Experimental and theoretical analysis of the upper critical field in FSF trilayers

TL;DR

This study combines experimental measurements and quasiclassical theory to analyze the upper critical magnetic field in FSF trilayers, revealing a transition from oscillatory to reentrant behavior influenced by external magnetic fields.

Contribution

It introduces a comprehensive theoretical model that accurately predicts the critical field behavior in FSF trilayers, validated by experimental data across various sample configurations.

Findings

Observation of transition from oscillatory to reentrant Tc behavior

Good agreement between theory and experiment using a single set of parameters

Confirmation of FFLO physics relevance in CuNi/Nb/CuNi trilayers

Abstract

The upper critical magnetic field H_{c2} in thin-film FSF trilayer spin-valve cores is studied experimentally and theoretically in geometries perpendicular and parallel to the heterostructure surface.
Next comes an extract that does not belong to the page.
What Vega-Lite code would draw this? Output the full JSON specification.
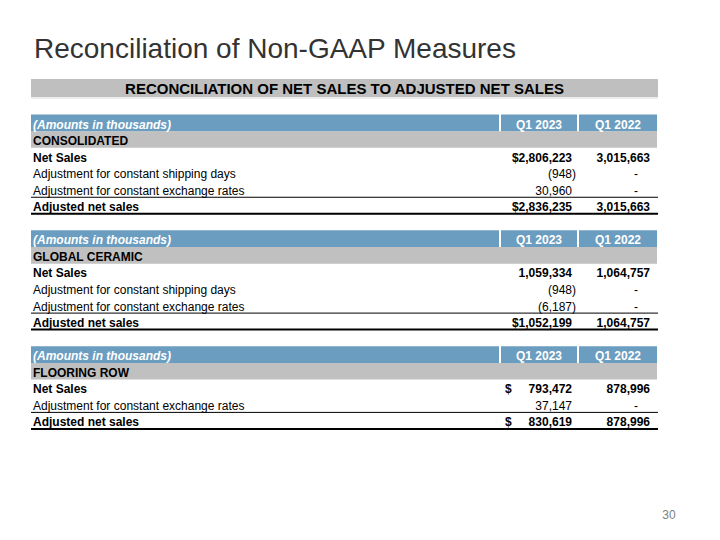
{
  "$schema": "https://vega.github.io/schema/vega-lite/v6.json",
  "width": 720,
  "height": 540,
  "padding": 0,
  "autosize": {"type": "fit", "contains": "padding"},
  "config": {"view": {"stroke": null}, "text": {"font": "Liberation Sans"}},
  "data": {"values": [
    {"line": -3.93, "kind": "title", "label": "Reconciliation of Non-GAAP Measures"},
    {"line": -2.115, "kind": "banner", "label": "RECONCILIATION OF NET SALES TO ADJUSTED NET SALES"},
    {"line": 0, "kind": "header", "label": "(Amounts in thousands)", "a": "Q1 2023", "b": "Q1 2022"},
    {"line": 1, "kind": "section", "label": "CONSOLIDATED"},
    {"line": 2, "kind": "bold", "label": "Net Sales", "a": "$2,806,223", "b": "3,015,663"},
    {"line": 3, "kind": "item", "label": "Adjustment for constant shipping days", "a": "(948)", "b": "-"},
    {"line": 4, "kind": "item", "label": "Adjustment for constant exchange rates", "a": "30,960", "b": "-"},
    {"line": 5, "kind": "total", "label": "Adjusted net sales", "a": "$2,836,235", "b": "3,015,663"},
    {"line": 7, "kind": "header", "label": "(Amounts in thousands)", "a": "Q1 2023", "b": "Q1 2022"},
    {"line": 8, "kind": "section", "label": "GLOBAL CERAMIC"},
    {"line": 9, "kind": "bold", "label": "Net Sales", "a": "1,059,334", "b": "1,064,757"},
    {"line": 10, "kind": "item", "label": "Adjustment for constant shipping days", "a": "(948)", "b": "-"},
    {"line": 11, "kind": "item", "label": "Adjustment for constant exchange rates", "a": "(6,187)", "b": "-"},
    {"line": 12, "kind": "total", "label": "Adjusted net sales", "a": "$1,052,199", "b": "1,064,757"},
    {"line": 14, "kind": "header", "label": "(Amounts in thousands)", "a": "Q1 2023", "b": "Q1 2022"},
    {"line": 15, "kind": "section", "label": "FLOORING ROW"},
    {"line": 16, "kind": "bold", "label": "Net Sales", "cur": "$", "a": "793,472", "b": "878,996"},
    {"line": 17, "kind": "item", "label": "Adjustment for constant exchange rates", "a": "37,147", "b": "-"},
    {"line": 18, "kind": "total", "label": "Adjusted net sales", "cur": "$", "a": "830,619", "b": "878,996"},
    {"line": 23.69, "kind": "page", "label": "30"}
  ]},
  "encoding": {
    "y": {"field": "line", "type": "quantitative", "scale": {"domain": [-7.432, 25.196], "reverse": true, "nice": false, "zero": false}, "axis": null}
  },
  "layer": [
    {
      "transform": [{"filter": "datum.kind == 'banner'"}],
      "mark": {"type": "rule", "color": "#BFBFBF", "strokeWidth": 18},
      "encoding": {
        "x": {"datum": 31, "type": "quantitative", "scale": {"domain": [0, 720], "nice": false, "zero": false}, "axis": null},
        "x2": {"datum": 658}
      }
    },
    {
      "transform": [{"filter": "datum.kind == 'banner'"}],
      "mark": {"type": "rule", "color": "#DADADA", "strokeWidth": 1, "yOffset": 10},
      "encoding": {"x": {"datum": 31, "type": "quantitative"}, "x2": {"datum": 658}}
    },
    {
      "transform": [{"filter": "datum.kind == 'header'"}],
      "mark": {"type": "rule", "color": "#6B9DC0", "strokeWidth": 17},
      "encoding": {"x": {"datum": 31, "type": "quantitative"}, "x2": {"datum": 499}}
    },
    {
      "transform": [{"filter": "datum.kind == 'header'"}],
      "mark": {"type": "rule", "color": "#6B9DC0", "strokeWidth": 17},
      "encoding": {"x": {"datum": 501, "type": "quantitative"}, "x2": {"datum": 577}}
    },
    {
      "transform": [{"filter": "datum.kind == 'header'"}],
      "mark": {"type": "rule", "color": "#6B9DC0", "strokeWidth": 17},
      "encoding": {"x": {"datum": 579, "type": "quantitative"}, "x2": {"datum": 657}}
    },
    {
      "transform": [{"filter": "datum.kind == 'section'"}],
      "mark": {"type": "rule", "color": "#C0C0C0", "strokeWidth": 16.6},
      "encoding": {"x": {"datum": 31, "type": "quantitative"}, "x2": {"datum": 657}}
    },
    {
      "transform": [{"filter": "datum.kind == 'total'"}],
      "mark": {"type": "rule", "color": "#000000", "strokeWidth": 1, "yOffset": -8.5},
      "encoding": {"x": {"datum": 31, "type": "quantitative"}, "x2": {"datum": 658}}
    },
    {
      "transform": [{"filter": "datum.kind == 'total'"}],
      "mark": {"type": "rule", "color": "#000000", "strokeWidth": 2, "yOffset": 8},
      "encoding": {"x": {"datum": 31, "type": "quantitative"}, "x2": {"datum": 658}}
    },
    {
      "transform": [{"filter": "datum.kind == 'title'"}],
      "mark": {"type": "text", "fontSize": 28, "color": "#333333", "align": "left", "baseline": "alphabetic"},
      "encoding": {"x": {"datum": 34, "type": "quantitative"}, "text": {"field": "label"}}
    },
    {
      "transform": [{"filter": "datum.kind == 'banner'"}],
      "mark": {"type": "text", "fontSize": 15, "fontWeight": "bold", "color": "#000000", "align": "center", "baseline": "middle", "dy": 1},
      "encoding": {"x": {"datum": 344.5, "type": "quantitative"}, "text": {"field": "label"}}
    },
    {
      "transform": [{"filter": "datum.kind == 'header'"}],
      "mark": {"type": "text", "fontSize": 12, "fontWeight": "bold", "fontStyle": "italic", "color": "#FFFFFF", "align": "left", "baseline": "middle", "dy": 1.5},
      "encoding": {"x": {"datum": 33, "type": "quantitative"}, "text": {"field": "label"}}
    },
    {
      "transform": [{"filter": "datum.kind == 'header'"}],
      "mark": {"type": "text", "fontSize": 12, "fontWeight": "bold", "color": "#FFFFFF", "align": "center", "baseline": "middle", "dy": 1.5},
      "encoding": {"x": {"datum": 539, "type": "quantitative"}, "text": {"field": "a"}}
    },
    {
      "transform": [{"filter": "datum.kind == 'header'"}],
      "mark": {"type": "text", "fontSize": 12, "fontWeight": "bold", "color": "#FFFFFF", "align": "center", "baseline": "middle", "dy": 1.5},
      "encoding": {"x": {"datum": 618, "type": "quantitative"}, "text": {"field": "b"}}
    },
    {
      "transform": [{"filter": "datum.kind == 'section' || datum.kind == 'bold' || datum.kind == 'total'"}],
      "mark": {"type": "text", "fontSize": 12, "fontWeight": "bold", "color": "#000000", "align": "left", "baseline": "middle", "dy": 1.5},
      "encoding": {"x": {"datum": 33, "type": "quantitative"}, "text": {"field": "label"}}
    },
    {
      "transform": [{"filter": "datum.kind == 'item'"}],
      "mark": {"type": "text", "fontSize": 12, "color": "#000000", "align": "left", "baseline": "middle", "dy": 1.5},
      "encoding": {"x": {"datum": 33, "type": "quantitative"}, "text": {"field": "label"}}
    },
    {
      "transform": [{"filter": "datum.kind == 'bold' || datum.kind == 'total'"}],
      "mark": {"type": "text", "fontSize": 12, "fontWeight": "bold", "color": "#000000", "align": "right", "baseline": "middle", "dy": 1.5},
      "encoding": {"x": {"datum": 572, "type": "quantitative"}, "text": {"field": "a"}}
    },
    {
      "transform": [{"filter": "datum.kind == 'bold' || datum.kind == 'total'"}],
      "mark": {"type": "text", "fontSize": 12, "fontWeight": "bold", "color": "#000000", "align": "right", "baseline": "middle", "dy": 1.5},
      "encoding": {"x": {"datum": 650, "type": "quantitative"}, "text": {"field": "b"}}
    },
    {
      "transform": [{"filter": "datum.cur"}],
      "mark": {"type": "text", "fontSize": 12, "fontWeight": "bold", "color": "#000000", "align": "left", "baseline": "middle", "dy": 1.5},
      "encoding": {"x": {"datum": 505, "type": "quantitative"}, "text": {"field": "cur"}}
    },
    {
      "transform": [{"filter": "datum.kind == 'item' && indexof(datum.a, '(') < 0"}],
      "mark": {"type": "text", "fontSize": 12, "color": "#000000", "align": "right", "baseline": "middle", "dy": 1.5},
      "encoding": {"x": {"datum": 572, "type": "quantitative"}, "text": {"field": "a"}}
    },
    {
      "transform": [{"filter": "datum.kind == 'item' && indexof(datum.a, '(') >= 0"}],
      "mark": {"type": "text", "fontSize": 12, "color": "#000000", "align": "right", "baseline": "middle", "dy": 1.5},
      "encoding": {"x": {"datum": 576, "type": "quantitative"}, "text": {"field": "a"}}
    },
    {
      "transform": [{"filter": "datum.kind == 'item'"}],
      "mark": {"type": "text", "fontSize": 12, "color": "#000000", "align": "right", "baseline": "middle", "dy": 1.5},
      "encoding": {"x": {"datum": 638, "type": "quantitative"}, "text": {"field": "b"}}
    },
    {
      "transform": [{"filter": "datum.kind == 'page'"}],
      "mark": {"type": "text", "fontSize": 12, "color": "#7F7F7F", "align": "center", "baseline": "middle"},
      "encoding": {"x": {"datum": 669, "type": "quantitative"}, "text": {"field": "label"}}
    }
  ]
}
The series of samples with variable thicknesses of the bottom and of the top Cu_{41}Ni_{59} F-layers are prepared in a single run, utilizing a wedge deposition technique. The critical field H_{c2} is measured in the temperature range $0.4-8$ K and for magnetic fields up to 9 Tesla. A transition from oscillatory to reentrant behavior of the superconducting transition temperature versus F-layers thickness, induced by an external magnetic field, has been observed for the first time. In order to properly interpret the experimental data, we develop a quasiclassical theory, enabling one to evaluate the temperature dependence of the critical field and the superconducting transition temperature for an arbitrary set of the system parameters. A fairly good agreement between our experimental data and theoretical predictions is demonstrated for all samples, using a single set of fit parameters. This confirms adequacy of the Fulde-Ferrell-Larkin-Ovchinnikov (FFLO) physics in determining the unusual superconducting properties of the studied Cu_{41}Ni_{59}/Nb/Cu_{41}Ni_{59} spin-valve core trilayers.